Retype only what runs from the beginning of the data through the line with "ax = fig.add_axes([0.1028, 0.121, 0.882, 0.8625])"; please omit the pictures and keep every line exact.

## Recorded data
· · · · ·

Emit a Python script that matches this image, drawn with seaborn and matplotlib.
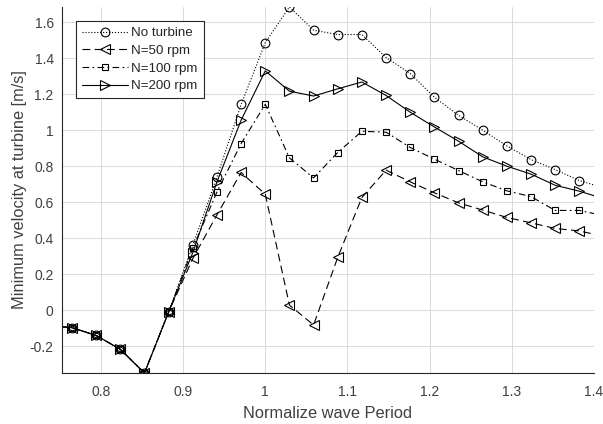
import numpy as np
import pandas as pd
import matplotlib
matplotlib.use("Agg")
import matplotlib.pyplot as plt
import seaborn as sns

# Normalized wave period (step 1/34)
period = [0.7353, 0.7647, 0.7941, 0.8235, 0.8529, 0.8824, 0.9118, 0.9412,
          0.9706, 1.0000, 1.0294, 1.0588, 1.0882, 1.1176, 1.1471, 1.1765,
          1.2059, 1.2353, 1.2647, 1.2941, 1.3235, 1.3529, 1.3824, 1.4118]

no_turbine = [-0.085, -0.098, -0.141, -0.218, -0.350, -0.010, 0.361, 0.740,
              1.143, 1.487, 1.685, 1.556, 1.532, 1.532, 1.404, 1.315,
              1.183, 1.083, 1.000, 0.913, 0.837, 0.781, 0.720, 0.680]
n50 = [-0.085, -0.098, -0.141, -0.218, -0.350, -0.010, 0.287, 0.530,
       0.765, 0.644, 0.028, -0.083, 0.293, 0.626, 0.778, 0.713,
       0.652, 0.596, 0.556, 0.515, 0.485, 0.454, 0.440, 0.410]
n100 = [-0.085, -0.098, -0.141, -0.218, -0.350, -0.010, 0.345, 0.657,
        0.926, 1.144, 0.846, 0.735, 0.876, 0.994, 0.989, 0.904,
        0.839, 0.776, 0.713, 0.663, 0.631, 0.554, 0.554, 0.525]
n200 = [-0.085, -0.098, -0.141, -0.218, -0.350, -0.010, 0.320, 0.713,
        1.056, 1.330, 1.217, 1.190, 1.230, 1.268, 1.193, 1.100,
        1.018, 0.939, 0.852, 0.800, 0.756, 0.694, 0.661, 0.620]

labels = ["No turbine", "N=50 rpm", "N=100 rpm", "N=200 rpm"]
series = [no_turbine, n50, n100, n200]
markers = ["o", "<", "s", ">"]
lstyles = [":", (0, (7, 4)), (0, (6, 3, 1.5, 3)), "-"]
msizes = [6.3, 6.5, 4.3, 6.5]

xticks = [0.8, 0.9, 1.0, 1.1, 1.2, 1.3, 1.4]
xticklabels = ["0.8", "0.9", "1", "1.1", "1.2", "1.3", "1.4"]
yticks = [-0.2, 0, 0.2, 0.4, 0.6, 0.8, 1.0, 1.2, 1.4, 1.6]
yticklabels = ["-0.2", "0", "0.2", "0.4", "0.6", "0.8", "1", "1.2", "1.4", "1.6"]

sns.set_style("white")
plt.rcParams['font.family'] = ['Liberation Sans', 'DejaVu Sans']

fig = plt.figure(figsize=(6.03, 4.24), dpi=100)
ax = fig.add_axes([0.1028, 0.121, 0.882, 0.8625])

axcol = "#262626"
for lab, y, m, ls, ms in zip(labels, series, markers, lstyles, msizes):
    df = pd.DataFrame({"x": period, "y": y})
    sns.lineplot(data=df, x="x", y="y", ax=ax, color="black", linewidth=0.8,
                 linestyle=ls, marker=m, markersize=ms, markerfacecolor="none",
                 markeredgecolor="black", markeredgewidth=0.8, label=lab,
                 sort=False)
for line, ls in zip(ax.get_lines(), lstyles):
    line.set_linestyle(ls)

ax.set_xlim(0.7525, 1.4)
ax.set_ylim(-0.348, 1.685)
ax.set_xticks(xticks)
ax.set_xticklabels(xticklabels)
ax.set_yticks(yticks)
ax.set_yticklabels(yticklabels)
ax.grid(True, color="#dadada", linewidth=0.7)
ax.set_axisbelow(True)
for s in ["top", "right"]:
    ax.spines[s].set_visible(False)
for s in ["left", "bottom"]:
    ax.spines[s].set_color(axcol)
    ax.spines[s].set_linewidth(0.8)
ax.tick_params(direction="in", length=3.5, width=0.8, colors=axcol,
               labelsize=10, labelcolor="#404040")
ax.tick_params(axis="x", pad=9)
ax.tick_params(axis="y", pad=6)
ax.set_xlabel("Normalize wave Period", fontsize=11.8, color="#404040", labelpad=5)
ax.set_ylabel("Minimum velocity at turbine [m/s]", fontsize=11.8, color="#404040", labelpad=2)

leg = ax.legend(loc="upper left", bbox_to_anchor=(0.026, 0.962), fontsize=9.6,
                frameon=True, fancybox=False, framealpha=1, edgecolor="#262626",
                handlelength=3.5, handletextpad=0.2, labelspacing=0.4,
                borderpad=0.45, borderaxespad=0.0)
leg.get_frame().set_linewidth(0.8)

fig.savefig("out.png", dpi=100)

· · · · ·

## Exercise answer
Emit a Python script that matches this image, drawn with seaborn and matplotlib.
import numpy as np
import pandas as pd
import matplotlib
matplotlib.use("Agg")
import matplotlib.pyplot as plt
import seaborn as sns

# Normalized wave period (step 1/34)
period = [0.7353, 0.7647, 0.7941, 0.8235, 0.8529, 0.8824, 0.9118, 0.9412,
          0.9706, 1.0000, 1.0294, 1.0588, 1.0882, 1.1176, 1.1471, 1.1765,
          1.2059, 1.2353, 1.2647, 1.2941, 1.3235, 1.3529, 1.3824, 1.4118]

no_turbine = [-0.085, -0.098, -0.141, -0.218, -0.350, -0.010, 0.361, 0.740,
              1.143, 1.487, 1.685, 1.556, 1.532, 1.532, 1.404, 1.315,
              1.183, 1.083, 1.000, 0.913, 0.837, 0.781, 0.720, 0.680]
n50 = [-0.085, -0.098, -0.141, -0.218, -0.350, -0.010, 0.287, 0.530,
       0.765, 0.644, 0.028, -0.083, 0.293, 0.626, 0.778, 0.713,
       0.652, 0.596, 0.556, 0.515, 0.485, 0.454, 0.440, 0.410]
n100 = [-0.085, -0.098, -0.141, -0.218, -0.350, -0.010, 0.345, 0.657,
        0.926, 1.144, 0.846, 0.735, 0.876, 0.994, 0.989, 0.904,
        0.839, 0.776, 0.713, 0.663, 0.631, 0.554, 0.554, 0.525]
n200 = [-0.085, -0.098, -0.141, -0.218, -0.350, -0.010, 0.320, 0.713,
        1.056, 1.330, 1.217, 1.190, 1.230, 1.268, 1.193, 1.100,
        1.018, 0.939, 0.852, 0.800, 0.756, 0.694, 0.661, 0.620]

labels = ["No turbine", "N=50 rpm", "N=100 rpm", "N=200 rpm"]
series = [no_turbine, n50, n100, n200]
markers = ["o", "<", "s", ">"]
lstyles = [":", (0, (7, 4)), (0, (6, 3, 1.5, 3)), "-"]
msizes = [6.3, 6.5, 4.3, 6.5]

xticks = [0.8, 0.9, 1.0, 1.1, 1.2, 1.3, 1.4]
xticklabels = ["0.8", "0.9", "1", "1.1", "1.2", "1.3", "1.4"]
yticks = [-0.2, 0, 0.2, 0.4, 0.6, 0.8, 1.0, 1.2, 1.4, 1.6]
yticklabels = ["-0.2", "0", "0.2", "0.4", "0.6", "0.8", "1", "1.2", "1.4", "1.6"]

sns.set_style("white")
plt.rcParams['font.family'] = ['Liberation Sans', 'DejaVu Sans']

fig = plt.figure(figsize=(6.03, 4.24), dpi=100)
ax = fig.add_axes([0.1028, 0.121, 0.882, 0.8625])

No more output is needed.